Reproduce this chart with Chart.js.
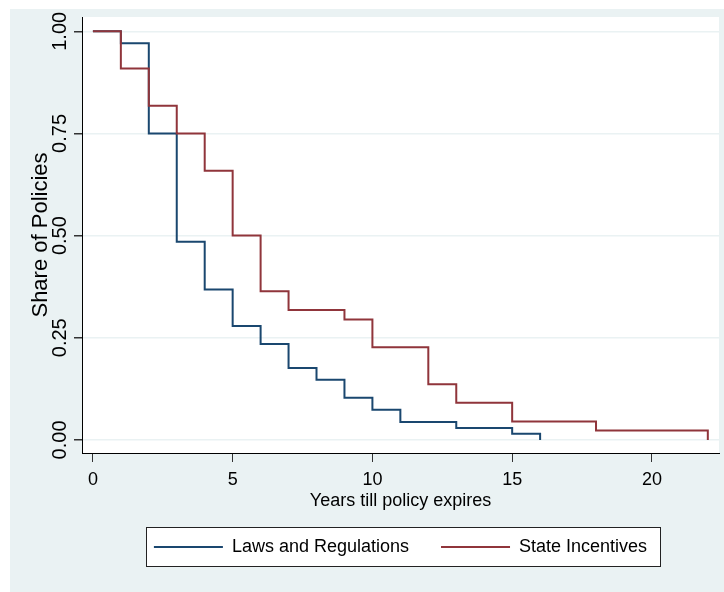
<!DOCTYPE html>
<html>
<head>
<meta charset="utf-8">
<script src="https://cdn.jsdelivr.net/npm/chart.js@4"></script>
<style>
  html, body { margin: 0; padding: 0; background: #fff; }
  canvas { display: block; }
</style>
</head>
<body>
<canvas id="survival" width="724" height="592"></canvas>
<script>
// Kaplan-Meier style survival estimates: value after each event time
const lawsYears = [0, 1, 2, 3, 4, 5, 6, 7, 8, 9, 10, 11, 13, 15, 16];
const lawsShare = [1.00, 0.971, 0.75, 0.485, 0.368, 0.279, 0.235, 0.176, 0.147, 0.103, 0.074, 0.044, 0.029, 0.015, 0.00];

const incentiveYears = [0, 1, 2, 3, 4, 5, 6, 7, 9, 10, 12, 13, 15, 18, 22];
const incentiveShare = [1.00, 0.909, 0.818, 0.75, 0.659, 0.50, 0.364, 0.318, 0.295, 0.227, 0.136, 0.091, 0.045, 0.023, 0.00];

const xTicks = [0, 5, 10, 15, 20];
const yTicks = [0, 0.25, 0.5, 0.75, 1];

const seriesNames = ['Laws and Regulations', 'State Incentives'];
const navy = '#1a476f';
const maroon = '#90353b';
const fontFamily = '"Liberation Sans", Arial, sans-serif';

function toPoints(xs, ys) {
  return xs.map((x, i) => ({ x: x, y: ys[i] }));
}

// plot background, white plot region and boxed legend
const frame = {
  id: 'frame',
  beforeDraw(chart) {
    const ctx = chart.ctx;
    const a = chart.chartArea;
    ctx.save();
    ctx.fillStyle = '#eaf2f3';
    ctx.fillRect(10, 9, chart.width - 10, chart.height - 9);
    ctx.fillStyle = '#fff';
    ctx.fillRect(a.left, a.top, a.right - a.left, a.bottom - a.top);

    const lg = chart.legend;
    const hb = lg.legendHitBoxes;
    if (hb && hb.length) {
      const first = hb[0];
      const last = hb[hb.length - 1];
      const cy = first.top + first.height / 2;
      const x0 = Math.round(first.left - 8) + 0.5;
      const x1 = Math.round(last.left + last.width + 13) + 0.5;
      const y0 = Math.round(cy - 20) + 0.5;
      ctx.fillStyle = '#fff';
      ctx.fillRect(x0, y0, x1 - x0, 39);
      ctx.strokeStyle = '#222';
      ctx.lineWidth = 1;
      ctx.strokeRect(x0, y0, x1 - x0, 39);
    }
    ctx.restore();
  }
};

new Chart(document.getElementById('survival'), {
  type: 'line',
  data: {
    datasets: [{
      label: seriesNames[0],
      data: toPoints(lawsYears, lawsShare),
      borderColor: navy,
      backgroundColor: navy,
      borderWidth: 2,
      stepped: true,
      pointRadius: 0,
      order: 1
    }, {
      label: seriesNames[1],
      data: toPoints(incentiveYears, incentiveShare),
      borderColor: maroon,
      backgroundColor: maroon,
      borderWidth: 2,
      stepped: true,
      pointRadius: 0,
      order: 0
    }]
  },
  options: {
    responsive: false,
    animation: false,
    devicePixelRatio: 1,
    layout: { padding: { top: 17, left: 28, right: 5, bottom: 26 } },
    plugins: {
      tooltip: { enabled: false },
      legend: {
        position: 'bottom',
        fullSize: false,
        labels: {
          boxWidth: 69,
          boxHeight: 2,
          padding: 32,
          color: '#000',
          font: { family: fontFamily, size: 18 },
          sort: (a, b) => a.datasetIndex - b.datasetIndex,
          generateLabels(chart) {
            return Chart.defaults.plugins.legend.labels.generateLabels(chart)
              .map(item => Object.assign(item, { lineWidth: 0 }));
          }
        }
      }
    },
    scales: {
      x: {
        type: 'linear',
        min: -0.39,
        max: 22.4,
        afterBuildTicks(scale) { scale.ticks = xTicks.map(v => ({ value: v })); },
        afterFit(scale) { scale.height = 53; },
        grid: { drawOnChartArea: false, tickLength: 9, tickColor: '#333' },
        border: { color: '#000', width: 1 },
        ticks: {
          padding: 7,
          color: '#000',
          font: { family: fontFamily, size: 18 },
          maxRotation: 0
        },
        title: {
          display: true,
          text: 'Years till policy expires',
          color: '#000',
          font: { family: fontFamily, size: 18 },
          padding: { top: 0, bottom: -6 }
        }
      },
      y: {
        type: 'linear',
        min: -0.032,
        max: 1.035,
        afterBuildTicks(scale) { scale.ticks = yTicks.map(v => ({ value: v })); },
        afterFit(scale) { scale.width = 54; },
        grid: { color: '#eaf2f3', lineWidth: 1.5, tickLength: 8, tickColor: '#333' },
        border: { color: '#000', width: 1 },
        ticks: {
          minRotation: 90,
          maxRotation: 90,
          crossAlign: 'center',
          padding: -5.5,
          color: '#000',
          font: { family: fontFamily, size: 20 },
          callback: v => v.toFixed(2)
        },
        title: {
          display: true,
          text: 'Share of Policies',
          color: '#000',
          font: { family: fontFamily, size: 22 },
          padding: { top: 0, bottom: 0 }
        }
      }
    }
  },
  plugins: [frame]
});
</script>
</body>
</html>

What you will do »
Return only the lines from the start of the data through the line that contains "ctx.fillRect(a.left, a.top, a.right", please, copying them exactly and omitting all pictures.

Finished task »
Reproduce this chart with Chart.js.
<!DOCTYPE html>
<html>
<head>
<meta charset="utf-8">
<script src="https://cdn.jsdelivr.net/npm/chart.js@4"></script>
<style>
  html, body { margin: 0; padding: 0; background: #fff; }
  canvas { display: block; }
</style>
</head>
<body>
<canvas id="survival" width="724" height="592"></canvas>
<script>
// Kaplan-Meier style survival estimates: value after each event time
const lawsYears = [0, 1, 2, 3, 4, 5, 6, 7, 8, 9, 10, 11, 13, 15, 16];
const lawsShare = [1.00, 0.971, 0.75, 0.485, 0.368, 0.279, 0.235, 0.176, 0.147, 0.103, 0.074, 0.044, 0.029, 0.015, 0.00];

const incentiveYears = [0, 1, 2, 3, 4, 5, 6, 7, 9, 10, 12, 13, 15, 18, 22];
const incentiveShare = [1.00, 0.909, 0.818, 0.75, 0.659, 0.50, 0.364, 0.318, 0.295, 0.227, 0.136, 0.091, 0.045, 0.023, 0.00];

const xTicks = [0, 5, 10, 15, 20];
const yTicks = [0, 0.25, 0.5, 0.75, 1];

const seriesNames = ['Laws and Regulations', 'State Incentives'];
const navy = '#1a476f';
const maroon = '#90353b';
const fontFamily = '"Liberation Sans", Arial, sans-serif';

function toPoints(xs, ys) {
  return xs.map((x, i) => ({ x: x, y: ys[i] }));
}

// plot background, white plot region and boxed legend
const frame = {
  id: 'frame',
  beforeDraw(chart) {
    const ctx = chart.ctx;
    const a = chart.chartArea;
    ctx.save();
    ctx.fillStyle = '#eaf2f3';
    ctx.fillRect(10, 9, chart.width - 10, chart.height - 9);
    ctx.fillStyle = '#fff';
    ctx.fillRect(a.left, a.top, a.right - a.left, a.bottom - a.top);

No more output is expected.